1984: Signs joint agreement with China to surrender sovereign territory of Hong Kong and three million British citizens to the People's Republic in 1997.

1985: Signs Channel Tunnel agreement. The Thatcher version of investment in infrastructure (like HS2, but successful and privately financed)

1986: Agrees EU Single European Market (Hague) treaty

1987: Signs up to Montreal Convention banning climate-changing CFC gases.

1988: Speech on Climate Change to Royal Society. Promises that UK will lead research into climate with a dedicated centre.

1988: "Bruges" speech in favour of links with Europe:
- "The European Community belongs to all its members. It must reflect the traditions and aspirations of all its members.
- And let me be quite clear. Britain does not dream of some cosy, isolated existence on the fringes of the European Community. Our destiny is in Europe, as part of the Community."

1989: Speech on Climate Change to United Nations

1990: Opens Hadley Centre for Climate Prediction and Research (now the Hadley Centre for Climate Change)
- "Many of us have been worried for some time now about the accumulating evidence of damage to the global environment and the consequences for life on Earth and for future generations. I spoke about this to the Royal Society in 1988 and to the United Nations General Assembly in November last year. Today, [...] the publication of the Report of the Inter-Governmental Panel on Climate Change, [...] confirms that greenhouse gases are increasing substantially as a result of Man's activities; that this will warm the Earth's surface, with serious consequences for us all; and that these consequences are capable of prediction."

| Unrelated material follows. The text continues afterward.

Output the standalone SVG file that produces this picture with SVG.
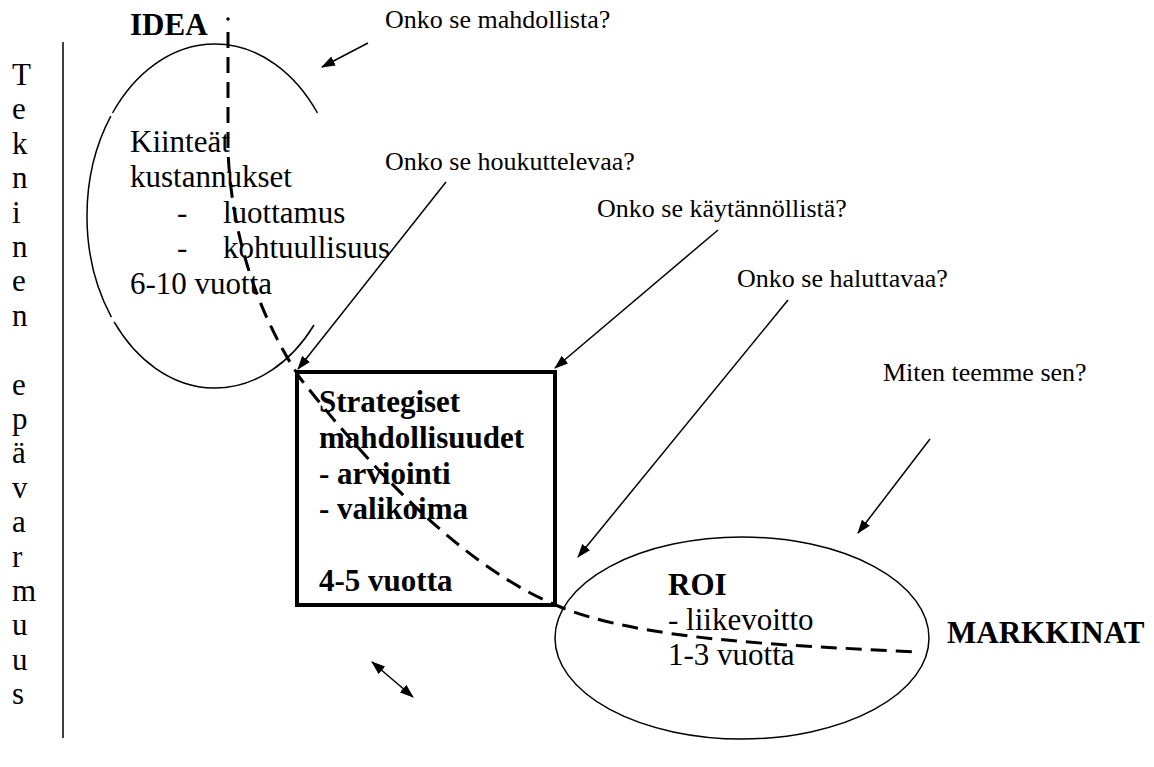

1990: Joins ERM, with intention to form part of the Euro when it is launched. Lawson makes the same mistake as Churchill (with the Gold Standard - British Gold Standard Act 1925) and fixes the exchange rate for the pound far too highly (GBP 1 = EUR 1.77 rather than GBP 1 = EUR 1.20 as it is now.)

Philip said...

Bozza wants to lead his party. If they have any sense he won’t. A simple choice.

A simple choice perhaps, but also a fairly big if.

Richard T said...

We can all hope that this is his Mitt Romney or Keith Joseph moment when the boss class's stunning arrogance is nakedly revealed.